Holendrzy nie mogą znieść remisu z Polską. Skandaliczne słowa po meczu
Oceny po spotkaniu Polska – Holandia posypały się z Amsterdamu jak listopadowy deszcz: chłodne, rzeczowe, momentami uszczypliwe. Holenderskie media uznały, że remis 1:1 oddaje „fletsy”, czyli blady obraz meczu — za to atmosferę na PGE Narodowym pochwaliły bez dwóch zdań. Co dokładnie napisali o kadrze Oranje i o polskich trybunach?
Mecz Polska – Holandia oczami sąsiadów: punkt jest, radości brak
Holenderscy dziennikarze przyznają wprost: wynik 1:1 pasuje do przebiegu spotkania, które — ich zdaniem — nie miało tempa ani iskry. Zwracają uwagę na zbyt wolną pierwszą połowę w wykonaniu Oranje, kłopoty z koncentracją oraz brak kontroli nad wydarzeniami w środkowej strefie. Inaczej mówiąc: mecz, który trudno będzie wpisać do kronik pięknych wspomnień. „Uczciwe odzwierciedlenie nijakiego i nużącego meczu” — podsumowuje serwis AD.nl, dodając, że to nie jest forma na wielkie turnieje.
To jeszcze nie panika, ale lekki dreszcz niepokoju czuć nawet w tonie zwykle pewnych siebie komentatorów. Wytykają drużynie Ronalda Koemana długie fragmenty gry „jak w powolnym sparingu”, a więc bez przyspieszeń, które dotąd były znakiem firmowym Oranje. Pada też teza, że przed decydującymi meczami kwalifikacji selekcjoner ma „sporo do naprawienia” — od płynności wyprowadzenia piłki, po finalne decyzje w polu karnym.
Remis 1:1 był uczciwym odzwierciedleniem nijakiego i nużącego meczu, który w żadnym wypadku nie zapadł w pamięć - czytamy.
Co Holendrzy docenili w Polsce: 60 tysięcy gardeł i dach, który „niósł dźwięk”
Jest jednak akapit, przy którym holenderskie portale nie żałują pochwał: atmosfera.

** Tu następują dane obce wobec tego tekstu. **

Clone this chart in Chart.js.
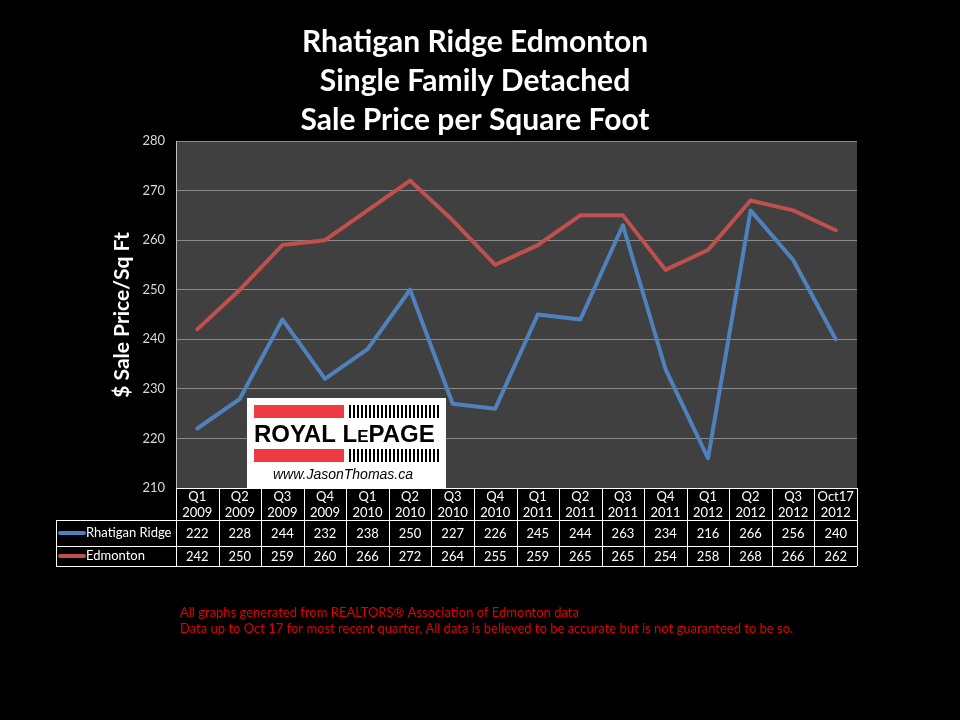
<!DOCTYPE html>
<html>
<head>
<meta charset="utf-8">
<script src="https://cdn.jsdelivr.net/npm/chart.js@4.4.1/dist/chart.umd.min.js"></script>
<style>
  html, body { margin: 0; padding: 0; background: #000; }
  #wrap { width: 960px; height: 720px; position: relative; }
</style>
</head>
<body>
<div id="wrap"><canvas id="chart" width="960" height="720"></canvas></div>
<script>
// quarter labels (two lines each)
const quarters = ['Q1', 'Q2', 'Q3', 'Q4', 'Q1', 'Q2', 'Q3', 'Q4', 'Q1', 'Q2', 'Q3', 'Q4', 'Q1', 'Q2', 'Q3', 'Oct17'];
const years = ['2009', '2009', '2009', '2009', '2010', '2010', '2010', '2010', '2011', '2011', '2011', '2011', '2012', '2012', '2012', '2012'];
const rhatigan = [222, 228, 244, 232, 238, 250, 227, 226, 245, 244, 263, 234, 216, 266, 256, 240];
const edmonton = [242, 250, 259, 260, 266, 272, 264, 255, 259, 265, 265, 254, 258, 268, 266, 262];
const titleLines = ['Rhatigan Ridge Edmonton', 'Single Family Detached', 'Sale Price per Square Foot'];
const footLines = [
    'All graphs generated from REALTORS\u00ae Association of Edmonton data',
    'Data up to Oct 17 for most recent quarter. All data is believed to be accurate but is not guaranteed to be so.'
];

const BLUE = '#4f81bd';
const RED = '#c0504d';
const TXT = "Lato, 'Open Sans', sans-serif";

// title, axis label, data table, logo, footnote
const decor = {
    id: 'decor',
    beforeDraw(chart) {
        const { ctx, chartArea: a } = chart;
        ctx.save();
        ctx.fillStyle = '#000';
        ctx.fillRect(0, 0, chart.width, chart.height);
        ctx.fillStyle = '#404040';
        ctx.fillRect(a.left, a.top, a.right - a.left, a.bottom - a.top);
        ctx.restore();
    },
    afterDatasetsDraw(chart) {
        const { ctx, chartArea: a } = chart;
        const x = chart.scales.x;
        ctx.save();

        // title
        ctx.fillStyle = '#fff';
        ctx.font = `bold 30px ${TXT}`;
        ctx.textAlign = 'center';
        ctx.textBaseline = 'middle';
        titleLines.forEach((t, i) => ctx.fillText(t, 475, 42 + i * 39));

        // y axis title
        ctx.save();
        ctx.translate(122, 315);
        ctx.rotate(-Math.PI / 2);
        ctx.font = `bold 21px ${TXT}`;
        ctx.fillText('$ Sale Price/Sq Ft', 0, 0);
        ctx.restore();

        // plot left border
        ctx.strokeStyle = '#bfbfbf';
        ctx.lineWidth = 1;
        ctx.beginPath();
        ctx.moveTo(a.left + 0.5, a.top);
        ctx.lineTo(a.left + 0.5, a.bottom);
        ctx.stroke();

        // logo
        const lx = 247, ly = 398;
        ctx.fillStyle = '#fff';
        ctx.fillRect(lx, ly, 199, 91);
        ctx.fillStyle = '#ee3b42';
        ctx.fillRect(lx + 7, ly + 7, 90, 13);
        ctx.fillRect(lx + 7, ly + 51, 90, 13);
        ctx.fillStyle = '#000';
        for (let i = 0; i < 23; i++) {
            ctx.fillRect(lx + 102 + i * 4, ly + 7, 2, 13);
            ctx.fillRect(lx + 102 + i * 4, ly + 51, 2, 13);
        }
        ctx.textAlign = 'left';
        ctx.textBaseline = 'alphabetic';
        ctx.font = `bold 24px 'Liberation Sans', Arial, sans-serif`;
        let px = lx + 7;
        ctx.fillText('ROYAL L', px, ly + 44);
        px += ctx.measureText('ROYAL L').width;
        ctx.font = `bold 17px 'Liberation Sans', Arial, sans-serif`;
        ctx.fillText('E', px, ly + 44);
        px += ctx.measureText('E').width;
        ctx.font = `bold 24px 'Liberation Sans', Arial, sans-serif`;
        ctx.fillText('PAGE', px, ly + 44);
        ctx.font = `italic 14px 'Liberation Sans', Arial, sans-serif`;
        ctx.textAlign = 'center';
        ctx.fillText('www.JasonThomas.ca', lx + 96, ly + 81);

        // data table
        const colW = (a.right - a.left) / quarters.length;
        const tLeft = 56;
        const hTop = a.bottom, hBot = 520, r1 = 546, r2 = 566;
        ctx.strokeStyle = '#fff';
        ctx.lineWidth = 1;
        ctx.beginPath();
        ctx.moveTo(a.left, hTop + 0.5); ctx.lineTo(a.right, hTop + 0.5);
        ctx.moveTo(tLeft, hBot + 0.5); ctx.lineTo(a.right, hBot + 0.5);
        ctx.moveTo(tLeft, r1 + 0.5); ctx.lineTo(a.right, r1 + 0.5);
        ctx.moveTo(tLeft, r2 + 0.5); ctx.lineTo(a.right, r2 + 0.5);
        ctx.moveTo(tLeft + 0.5, hBot); ctx.lineTo(tLeft + 0.5, r2);
        for (let i = 0; i <= quarters.length; i++) {
            const vx = Math.round(a.left + i * colW) + 0.5;
            ctx.moveTo(vx, hTop); ctx.lineTo(vx, r2);
        }
        ctx.stroke();

        ctx.fillStyle = '#fff';
        ctx.font = `13px ${TXT}`;
        ctx.textAlign = 'center';
        ctx.textBaseline = 'middle';
        quarters.forEach((q, i) => {
            const cx = x.getPixelForValue(i);
            ctx.fillText(q, cx, 497);
            ctx.fillText(years[i], cx, 513);
            ctx.fillText(String(rhatigan[i]), cx, (hBot + r1) / 2 + 1);
            ctx.fillText(String(edmonton[i]), cx, (r1 + r2) / 2 + 1);
        });

        // legend keys in table
        const rows = [[BLUE, 'Rhatigan Ridge', (hBot + r1) / 2], [RED, 'Edmonton', (r1 + r2) / 2]];
        rows.forEach(([c, label, cy]) => {
            ctx.strokeStyle = c;
            ctx.lineWidth = 4;
            ctx.lineCap = 'round';
            ctx.beginPath();
            ctx.moveTo(60, cy); ctx.lineTo(84, cy);
            ctx.stroke();
            ctx.textAlign = 'left';
            ctx.fillText(label, 86, cy);
        });

        // footnote
        ctx.fillStyle = '#e00000';
        ctx.font = `13px ${TXT}`;
        ctx.textAlign = 'left';
        footLines.forEach((t, i) => ctx.fillText(t, 180, 613 + i * 16));

        ctx.restore();
    }
};

new Chart(document.getElementById('chart'), {
    type: 'line',
    data: {
        labels: quarters.map((q, i) => q + ' ' + years[i]),
        datasets: [
            { label: 'Rhatigan Ridge', data: rhatigan, borderColor: BLUE, backgroundColor: BLUE },
            { label: 'Edmonton', data: edmonton, borderColor: RED, backgroundColor: RED }
        ]
    },
    options: {
        responsive: false,
        animation: false,
        layout: { padding: { left: 0, right: 103, top: 141, bottom: 232 } },
        elements: {
            point: { radius: 0 },
            line: { borderWidth: 4, tension: 0, borderJoinStyle: 'round', borderCapStyle: 'round' }
        },
        scales: {
            x: {
                type: 'category',
                offset: true,
                display: false
            },
            y: {
                min: 210,
                max: 280,
                afterFit: (s) => { s.width = 176; },
                border: { display: false },
                grid: { color: '#8a8a8a', lineWidth: 1, drawTicks: false },
                ticks: {
                    stepSize: 10,
                    color: '#d9d9d9',
                    padding: 11,
                    font: { family: TXT, size: 13 }
                }
            }
        },
        plugins: {
            legend: { display: false },
            title: { display: false },
            tooltip: { enabled: false }
        }
    },
    plugins: [decor]
});
</script>
</body>
</html>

AD.nl opisuje, że blisko 60 tys. widzów na PGE Narodowym stworzyło huk, który „imponująco unosił się pod zamkniętym dachem”. Tego wieczoru to polscy kibice — a nie piłkarskie fajerwerki — byli największą atrakcją dla zagranicznych sprawozdawców. Rzadko spotykany w zachodniej prasie komplement dla polskiej publiczności? Zapisujemy na plus.
Równocześnie Holendrzy zaznaczają, że kadra Oranje miała problem z przełamaniem „niskiego bloku” — zorganizowanej, głębokiej defensywy — oraz z szybkim reagowaniem po stratach. Brakowało płynnych automatów i agresywnego doskoku, więc Polacy kilka razy mogli wyjść z groźnymi kontrami. Jeżeli ten opis brzmi jak plan na rewanż? Cóż, nawet kapitan gości po meczu mówił o trudnościach z kreowaniem sytuacji i zbyt wielu stratach w „niebezpiecznych miejscach”.
Konsekwencje: trzeźwy rachunek zysków i strat przed finiszem eliminacji
W ujęciu holenderskich mediów remis w Warszawie to rezultat, który przybliża Oranje do finałów 2026, ale nie daje komfortu psychicznego — raczej przypomina żółtą karteczkę na lodówce z listą poprawek na już. Znaleźć mogą się na niej: tempo, dokładność, większa intensywność w pressingu. Po polskiej stronie narracja wygląda inaczej: punkt z faworytem, świetne tło trybun i wnioski, które można przekuć w konkret przed kolejnymi meczami kadry. A dla neutralnych? Zaskakująco zgodna pointa — widowisko nie porwało, choć wynik zostawił emocje do końca.
Dla porządku dodajmy: holenderskie oceny płyną głównie z redakcji AD.nl, jednego z największych dzienników w kraju tulipanów. To tam padają sformułowania o „nijakim” albo „nużącym” meczu, ale też solidne ukłony w stronę polskiej publiczności.